Esta noche pago yo

23-11-06.
Buenas noches a todos.
‑Enrique, no sabes cómo siento lo de la otra noche.
¡No os podéis imaginar lo que ha pasado!
La otra noche, camino de una fiesta de disfraces, decidí, al pasar frente al café, entrar y ver cómo estaba el ambiente. Yo iba disfrazado de “Mocay” y, al entrar, quedé sorprendido. Al fondo, en el rincón, estaba Enrique vestido con un elegante traje de chaqueta cruzada, chaleco y pajarita. Tenía un vaso de whisky en la mano, y parecía muy concentrado en la lectura de algo.

‑¡Hay que ver lo que son las casualidades! –pensé‑. Hoy que yo, precisamente, voy a una fiesta de disfraces, me encuentro en el café con Enrique, al que también se le ha ocurrido disfrazarse como el más ortodoxo de los profesores.
Y, sin dudarlo, saqué de mi bolsillo‑talega un spray fosforito y, aproximándome a él, decidí mejorar su disfraz.
‑Un poco de color en el pelo vendrá bien para distinguirte desde lejos; en la solapa, una flor bien marcada, otra en la corbata… ‑le iba diciendo mientras lo pringaba con chorros de abundante pintura fucsia.
Enrique, muy sorprendido, levantó la cabeza y me miró con esa forma tan suya que tiene, y que te impide averiguar si está de guasa o encolerizado.
‑Has quedado perfecto. Vayas a donde vayas, te van a dar el premio al mejor disfraz ‑le dije muy convencido‑. Me voy, que tengo mucha prisa.
Pagué al camarero mi café y el whisky, y salí pitando de allí. A lo lejos se oían unas voces confusas que supuse eran las de Enrique, riñendo al camarero por haberme dejado pagar su consumición.
‑¡Que no, Enrique, que esta noche pago yo! ‑le contesté ya en la puerta del café‑. Mañana me cuentas cómo te lo has pasado.
Bueno, pues a la noche siguiente, al volver al café, noté que el camarero tenía cara de póquer.

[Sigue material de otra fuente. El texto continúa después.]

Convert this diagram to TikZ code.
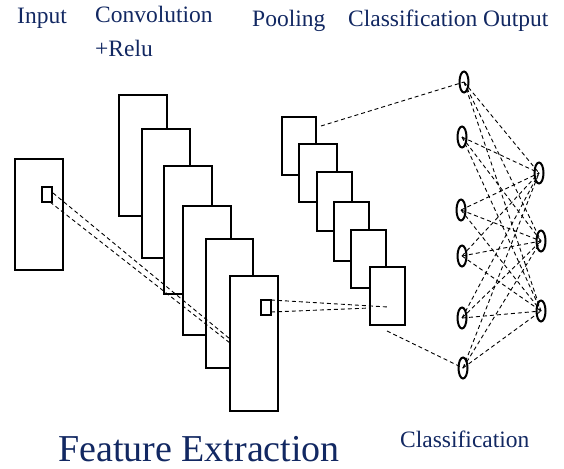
\documentclass[tikz,border=0pt]{standalone}
\usepackage{fontspec}
\setmainfont{Liberation Serif}
\usetikzlibrary{shapes.geometric}
\definecolor{navy}{RGB}{18,40,98}
\begin{document}
\begin{tikzpicture}[x=1pt,y=-1pt,
  lbl/.style={text=navy, font=\fontsize{23.5pt}{28pt}\selectfont, anchor=base west, inner sep=0pt},
  biglbl/.style={text=navy, font=\fontsize{38pt}{44pt}\selectfont, anchor=base west, inner sep=0pt},
  fmap/.style={draw, fill=white, line width=2pt, inner sep=0pt, outer sep=0pt, anchor=north west},
  win/.style={draw, line width=1.8pt, inner sep=0pt, outer sep=0pt, anchor=north west, minimum width=10pt, minimum height=15pt},
  neuron/.style={ellipse, draw, line width=2pt, minimum width=9pt, minimum height=21pt, inner sep=0pt},
  link/.style={line width=0.9pt, dash pattern=on 4pt off 3pt}]
\useasboundingbox (0,0) rectangle (564,468);

% labels
\node[lbl] (tin) at (17,24) {Input};
\node[lbl] (tconv) at (95,23) {Convolution};
\node[lbl] (trelu) at (95,57) {+Relu};
\node[lbl] (tpool) at (252,27) {Pooling};
\node[lbl] (tcls) at (348,27) {Classification};
\node[lbl] (tout) at (483,27) {Output};
\node[biglbl] (tfeat) at (58,461) {Feature Extraction};
\node[lbl] (tcls2) at (400,447) {Classification};

% input
\node[fmap, minimum width=48pt, minimum height=111pt] (inp) at (15,159) {};
\node[win] (w1) at (42,187) {};

% convolution maps
\node[fmap, minimum width=48pt, minimum height=121pt] (c1) at (119,95) {};
\node[fmap, minimum width=48pt, minimum height=129pt] (c2) at (142,129) {};
\node[fmap, minimum width=48pt, minimum height=128pt] (c3) at (164,166) {};
\node[fmap, minimum width=48pt, minimum height=129pt] (c4) at (183,206) {};
\node[fmap, minimum width=47pt, minimum height=129pt] (c5) at (206,239) {};
\node[fmap, minimum width=48pt, minimum height=135pt] (c6) at (230,276) {};
\node[win] (w2) at (261,300) {};

% pooling maps
\node[fmap, minimum width=34pt, minimum height=58pt] (p1) at (282,117) {};
\node[fmap, minimum width=38pt, minimum height=58pt] (p2) at (299,144) {};
\node[fmap, minimum width=35pt, minimum height=59pt] (p3) at (317,172) {};
\node[fmap, minimum width=35pt, minimum height=59pt] (p4) at (334,202) {};
\node[fmap, minimum width=35pt, minimum height=58pt] (p5) at (351,230) {};
\node[fmap, minimum width=35pt, minimum height=58pt] (p6) at (370,267) {};

% neurons
\node[neuron] (n1) at (464,82) {};
\node[neuron] (n2) at (462,137) {};
\node[neuron] (n3) at (461,210) {};
\node[neuron] (n4) at (462,256) {};
\node[neuron] (n5) at (462,318) {};
\node[neuron] (n6) at (463,368) {};
\node[neuron] (o1) at (539,173) {};
\node[neuron] (o2) at (541,241) {};
\node[neuron] (o3) at (541,311) {};

% connector end points
\coordinate (a1) at (53,193);
\coordinate (a2) at (50,202);
\coordinate (b1) at (230,339);
\coordinate (b2) at (230,343);
\coordinate (d1) at (271,300);
\coordinate (d2) at (271,312);
\coordinate (e1) at (388,307);
\coordinate (e2) at (370,308);
\coordinate (f1) at (321,126);
\coordinate (f2) at (387,331);

\draw[link] (a1) -- (b1);
\draw[link] (a2) -- (b2);
\draw[link] (d1) -- (e1);
\draw[link] (d2) -- (e2);
\draw[link] (f1) -- (n1.center);
\draw[link] (f2) -- (n6.center);
\foreach \i in {n1,n2,n3,n4,n5,n6}{
  \foreach \j in {o1,o2,o3}{
    \draw[link] (\i.center) -- (\j.center);
  }
}
\end{tikzpicture}
\end{document}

‑¿Ha ocurrido algo? ‑pregunté.
‑¿Pero cómo se le ocurrió manchar anoche a don Enrique de aquella forma tan horrible? ‑me preguntó a su vez el camarero‑. Él había estado preparando toda la tarde una conferencia que iba a pronunciar en el Círculo de la Amistad ‑empezó a explicarme‑; y, cuando ya había pedido la cuenta, apareció usted como salido del infierno y, sin explicar por qué, lo rocía de pintura de arriba abajo.
‑¡Pero bueno! ¿Entonces, las voces que yo oía eran de queja? ‑le respondí.
‑¿Cómo de queja? Don Enrique parecía un león rugiendo ‑decía el camarero‑. Lo más suave que gritaba era: «¡Cabronazo!; ¿pero qué has hecho?».
‑¡Dios mío! ¡Enrique estaba vestido de forma tan ortodoxa no por embromar a nadie, sino porque realmente iba a dar una conferencia! ‑exclamé, sorprendido-. ¿Joder, y ahora que hago? ‑me preguntaba una y otra vez delante del camarero, sin saber qué hacer.
Pues nada, «A lo hecho, pecho», decía mi abuelo cuando había que afrontar un error. Así que decidí ir a casa de Enrique y, preparado para lo que se me podía venir encima, llamé a su puerta. Nada más abrir le pedí disculpas, le dije que eso pasaba porque yo era muy torpe y que me diera la factura de la tintorería.
«¿Pero esto es un cuento o es de verdad?», os estaréis preguntando.
Esto es rigurosamente verídico. Ocurrió el otro día, cuando Enrique escribió para la página de la Asociación un artículo titulado Día sin alcohol, al que yo di respuesta en el Rincón del Café, con un texto que titulé Cultureta.
Si volvéis a leer un escrito y otro ‑vosotros, que sois inteligentes‑, comprobaréis que esta pequeña historia es cierta; y comprenderéis por qué la empezaba pidiendo disculpas ‑de verdad de la buena‑ a Enrique.
Así que esta noche, café y un chupito de Cazalla para todos, que pago yo.